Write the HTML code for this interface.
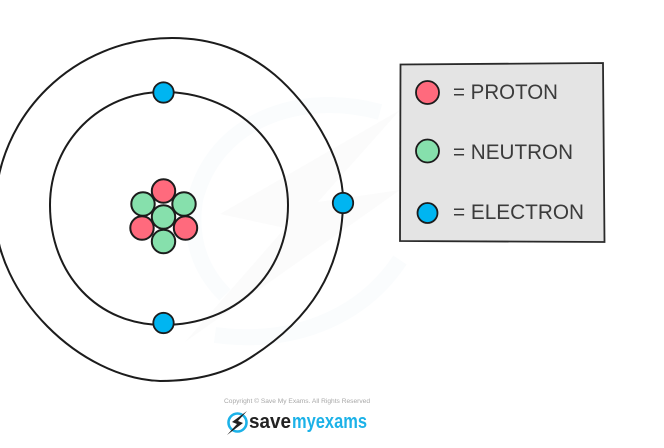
<!DOCTYPE html>
<html>
<head>
<meta charset="utf-8">
<style>
html,body{margin:0;padding:0;background:#fff;width:664px;height:448px;overflow:hidden}
svg{display:block}
text{font-family:"Liberation Sans",sans-serif}
</style>
</head>
<body>
<svg width="664" height="448" viewBox="0 0 664 448" xmlns="http://www.w3.org/2000/svg">
  <defs><filter id="s" x="-5%" y="-5%" width="110%" height="110%"><feGaussianBlur stdDeviation="0.35"/></filter></defs>
  <!-- watermark -->
  <g fill="none" stroke="#fafcfd" stroke-width="16">
    <path d="M380 112C300 90 215 120 195 200C188 245 205 275 225 295"/>
    <path d="M215 335C290 345 360 320 400 260"/>
  </g>
  <path d="M220 214L400 110L318 202L400 190L185 342L285 228Z" fill="#fbfbfb"/>

  <g filter="url(#s)">
  <!-- shells -->
  <g fill="none" stroke="#1a1a1a" stroke-width="2">
    <path d="M172 38C212 38 245 50 275 75C308 103 343 155 343 200C343 270 310 320 250 358C222 376 190 381 160 381C80 378 -5 295 -5 212C-5 115 75 38 172 38Z"/>
    <path d="M163 92C232 92 288 141 288 205C288 275 235 325 163 325C98 325 50 275 50 205C50 142 100 92 163 92Z"/>
  </g>

  <!-- electrons -->
  <g fill="#00b5f1" stroke="#1a1a1a" stroke-width="1.8">
    <circle cx="163.500" cy="92.500" r="10.200"/>
    <circle cx="163.500" cy="323" r="10.200"/>
    <circle cx="343" cy="203" r="10.200"/>
  </g>

  <!-- nucleus -->
  <g stroke="#1a1a1a" stroke-width="2">
    <circle cx="163.500" cy="191" r="11.700" fill="#ff6b7d"/>
    <circle cx="143" cy="204" r="11.700" fill="#86e0ac"/>
    <circle cx="184" cy="204" r="11.700" fill="#86e0ac"/>
    <circle cx="142" cy="228" r="11.700" fill="#ff6b7d"/>
    <circle cx="185.500" cy="228" r="11.700" fill="#ff6b7d"/>
    <circle cx="163.500" cy="241.500" r="11.700" fill="#86e0ac"/>
    <circle cx="163.500" cy="217" r="11.700" fill="#86e0ac"/>
  </g>

  <!-- legend -->
  <path d="M400.500 64.500L603 63L604.500 242L400 241Z" fill="#e4e4e4" stroke="#2a2a2a" stroke-width="1.800"/>
  <circle cx="427.500" cy="92.500" r="11.500" fill="#ff6b7d" stroke="#1a1a1a" stroke-width="1.800"/>
  <circle cx="427.500" cy="151" r="11.500" fill="#86e0ac" stroke="#1a1a1a" stroke-width="1.800"/>
  <circle cx="427.500" cy="213" r="10" fill="#00b5f1" stroke="#1a1a1a" stroke-width="1.800"/>
  <g fill="#3a3a3a" font-size="21">
    <text x="453" y="99" textLength="105" lengthAdjust="spacingAndGlyphs">= PROTON</text>
    <text x="453" y="159" textLength="120" lengthAdjust="spacingAndGlyphs">= NEUTRON</text>
    <text x="453" y="219" textLength="131" lengthAdjust="spacingAndGlyphs">= ELECTRON</text>
  </g>

  <!-- footer -->
  <text x="224" y="403" font-size="6.500" fill="#a8a8a8" textLength="146" lengthAdjust="spacingAndGlyphs">Copyright © Save My Exams. All Rights Reserved</text>
  <circle cx="237.500" cy="422.500" r="9" fill="none" stroke="#1fb2e8" stroke-width="2.600"/>
  <path d="M247 411L232 422L237 424L227 435L243 423L238 421Z" fill="#222"/>
  <text x="249" y="428" font-size="20" font-weight="bold" fill="#222" textLength="42" lengthAdjust="spacingAndGlyphs">save</text>
  <text x="292" y="428" font-size="20" font-weight="bold" fill="#1fb2e8" textLength="75" lengthAdjust="spacingAndGlyphs">myexams</text>
  </g>
</svg>
</body>
</html>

## What the task requires
Your task is to repeat the data above exactly while excluding the pictures.

## Exercise solution
Write the HTML code for this interface.
<!DOCTYPE html>
<html>
<head>
<meta charset="utf-8">
<style>
html,body{margin:0;padding:0;background:#fff;width:664px;height:448px;overflow:hidden}
svg{display:block}
text{font-family:"Liberation Sans",sans-serif}
</style>
</head>
<body>
<svg width="664" height="448" viewBox="0 0 664 448" xmlns="http://www.w3.org/2000/svg">
  <defs><filter id="s" x="-5%" y="-5%" width="110%" height="110%"><feGaussianBlur stdDeviation="0.35"/></filter></defs>
  <!-- watermark -->
  <g fill="none" stroke="#fafcfd" stroke-width="16">
    <path d="M380 112C300 90 215 120 195 200C188 245 205 275 225 295"/>
    <path d="M215 335C290 345 360 320 400 260"/>
  </g>
  <path d="M220 214L400 110L318 202L400 190L185 342L285 228Z" fill="#fbfbfb"/>

  <g filter="url(#s)">
  <!-- shells -->
  <g fill="none" stroke="#1a1a1a" stroke-width="2">
    <path d="M172 38C212 38 245 50 275 75C308 103 343 155 343 200C343 270 310 320 250 358C222 376 190 381 160 381C80 378 -5 295 -5 212C-5 115 75 38 172 38Z"/>
    <path d="M163 92C232 92 288 141 288 205C288 275 235 325 163 325C98 325 50 275 50 205C50 142 100 92 163 92Z"/>
  </g>

  <!-- electrons -->
  <g fill="#00b5f1" stroke="#1a1a1a" stroke-width="1.8">
    <circle cx="163.500" cy="92.500" r="10.200"/>
    <circle cx="163.500" cy="323" r="10.200"/>
    <circle cx="343" cy="203" r="10.200"/>
  </g>

  <!-- nucleus -->
  <g stroke="#1a1a1a" stroke-width="2">
    <circle cx="163.500" cy="191" r="11.700" fill="#ff6b7d"/>
    <circle cx="143" cy="204" r="11.700" fill="#86e0ac"/>
    <circle cx="184" cy="204" r="11.700" fill="#86e0ac"/>
    <circle cx="142" cy="228" r="11.700" fill="#ff6b7d"/>
    <circle cx="185.500" cy="228" r="11.700" fill="#ff6b7d"/>
    <circle cx="163.500" cy="241.500" r="11.700" fill="#86e0ac"/>
    <circle cx="163.500" cy="217" r="11.700" fill="#86e0ac"/>
  </g>

  <!-- legend -->
  <path d="M400.500 64.500L603 63L604.500 242L400 241Z" fill="#e4e4e4" stroke="#2a2a2a" stroke-width="1.800"/>
  <circle cx="427.500" cy="92.500" r="11.500" fill="#ff6b7d" stroke="#1a1a1a" stroke-width="1.800"/>
  <circle cx="427.500" cy="151" r="11.500" fill="#86e0ac" stroke="#1a1a1a" stroke-width="1.800"/>
  <circle cx="427.500" cy="213" r="10" fill="#00b5f1" stroke="#1a1a1a" stroke-width="1.800"/>
  <g fill="#3a3a3a" font-size="21">
    <text x="453" y="99" textLength="105" lengthAdjust="spacingAndGlyphs">= PROTON</text>
    <text x="453" y="159" textLength="120" lengthAdjust="spacingAndGlyphs">= NEUTRON</text>
    <text x="453" y="219" textLength="131" lengthAdjust="spacingAndGlyphs">= ELECTRON</text>
  </g>

  <!-- footer -->
  <text x="224" y="403" font-size="6.500" fill="#a8a8a8" textLength="146" lengthAdjust="spacingAndGlyphs">Copyright © Save My Exams. All Rights Reserved</text>
  <circle cx="237.500" cy="422.500" r="9" fill="none" stroke="#1fb2e8" stroke-width="2.600"/>
  <path d="M247 411L232 422L237 424L227 435L243 423L238 421Z" fill="#222"/>
  <text x="249" y="428" font-size="20" font-weight="bold" fill="#222" textLength="42" lengthAdjust="spacingAndGlyphs">save</text>
  <text x="292" y="428" font-size="20" font-weight="bold" fill="#1fb2e8" textLength="75" lengthAdjust="spacingAndGlyphs">myexams</text>
  </g>
</svg>
</body>
</html>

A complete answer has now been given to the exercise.